Private companies may be given an opportunity to compete for some ACC business in the future as the Government looks to rein in cost blowouts within the sector.

ACC Minister Nick Smith yesterday announced he was replacing chairman Ross Wilson with former Ernst & Young chief executive John Judge.

He also said the board would be reconfigured and some members may not keep their jobs.

The Labour Party responded by saying the move to dismiss Mr Wilson, a trade unionist, was politically motivated and has suggested National is softening ACC up for privatisation.

But Prime Minister John Key said today that was not the case.

"What we've got is a situation where there has been a very significant blowout in the liabilities for ACC, they're now sitting at about $22 billion," he told TV3's Sunrise show.

Mr Key said either premiums had to go up significantly, or ACC had to get on top of the problems.

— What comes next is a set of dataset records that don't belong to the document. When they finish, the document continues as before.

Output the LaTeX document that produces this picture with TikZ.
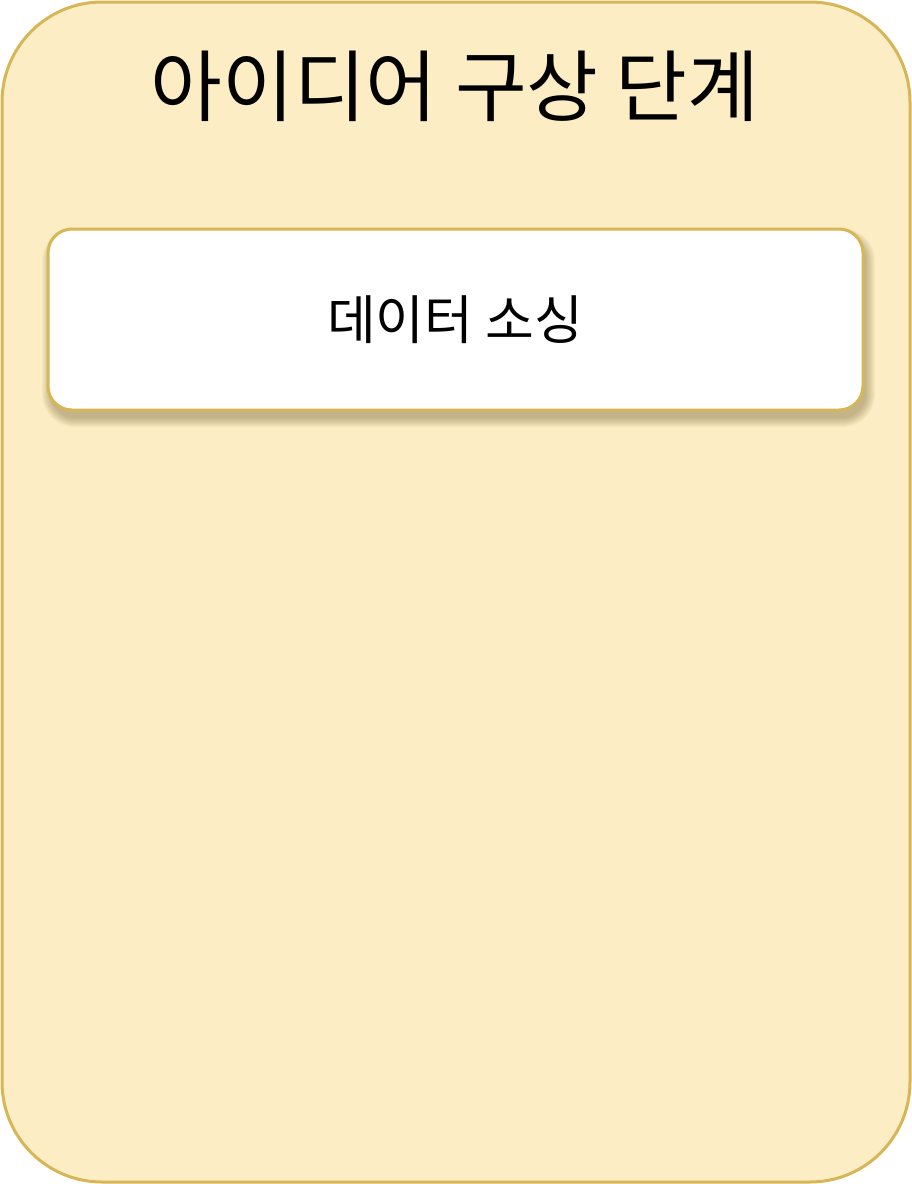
\documentclass[tikz,border=0pt]{standalone}
\usepackage{fontspec}
\newfontfamily\cjk{Noto Sans CJK KR}
\definecolor{bgfill}{HTML}{FCEDC4}
\definecolor{edge}{HTML}{D6B656}
\definecolor{shade}{HTML}{6B5A2A}
\tikzset{
  outerbox/.style={draw=edge, line width=3pt, fill=bgfill, rounded corners=100pt},
  innerbox/.style={draw=edge, line width=3pt, fill=white, rounded corners=24pt},
  shadowlayer/.style={fill=shade, fill opacity=0.045, draw=none},
}
\begin{document}
\begin{tikzpicture}[x=1pt,y=-1pt]
\useasboundingbox (0,0) rectangle (912,1184);
\draw[outerbox] (2,2) rectangle (910,1182);
\node[anchor=center, inner sep=0pt] (title) at (455,86) {\cjk\fontsize{78}{84}\selectfont 아이디어 구상 단계};
\foreach \i in {0,1,...,9}{
  \fill[shadowlayer, rounded corners={24pt+\i pt}] (48+3-\i,229+8-\i) rectangle (863+3+\i,410+8+\i);
}
\draw[innerbox] (48,229) rectangle (863,410);
\node[anchor=center, inner sep=0pt] (src) at (455,320) {\cjk\fontsize{53}{58}\selectfont 데이터 소싱};
\end{tikzpicture}
\end{document}
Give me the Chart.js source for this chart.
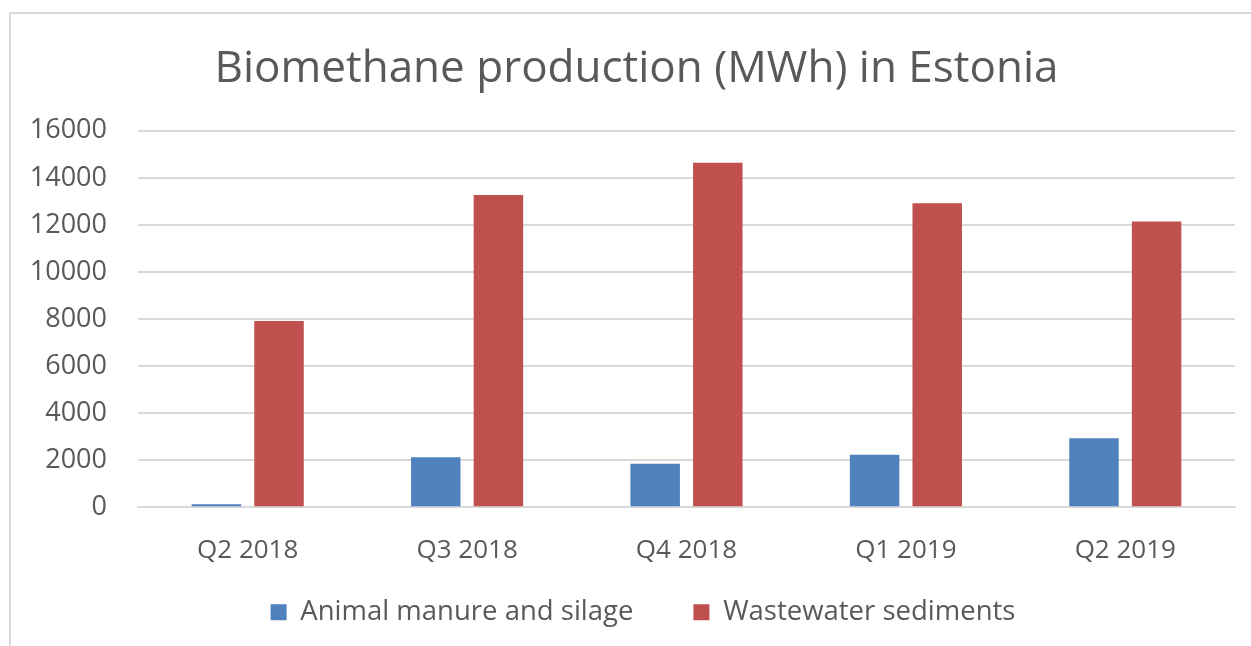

"Part of that is making sure there is not this unfunded creep of entitlements, but the second thing is having a competent board that can actually run ACC in the way we want it to be run."

He said if Mr Wilson had been competent - and had the confidence of Mr Smith - he would have been kept on.

"It's just that the minister needs to have confidence that the board can get on top of what we see as an explosion of costs."

Mr Key said it was not a case of creating a new board heavy on business acumen and light on worker representation.

He said ACC would not be privatised, but private companies may have the opportunity to get involved.

"We campaigned on the ability to look at introducing competition to the workers' account.

"ACC would remain and possibly some private sector companies would have the opportunity to compete for business in that account."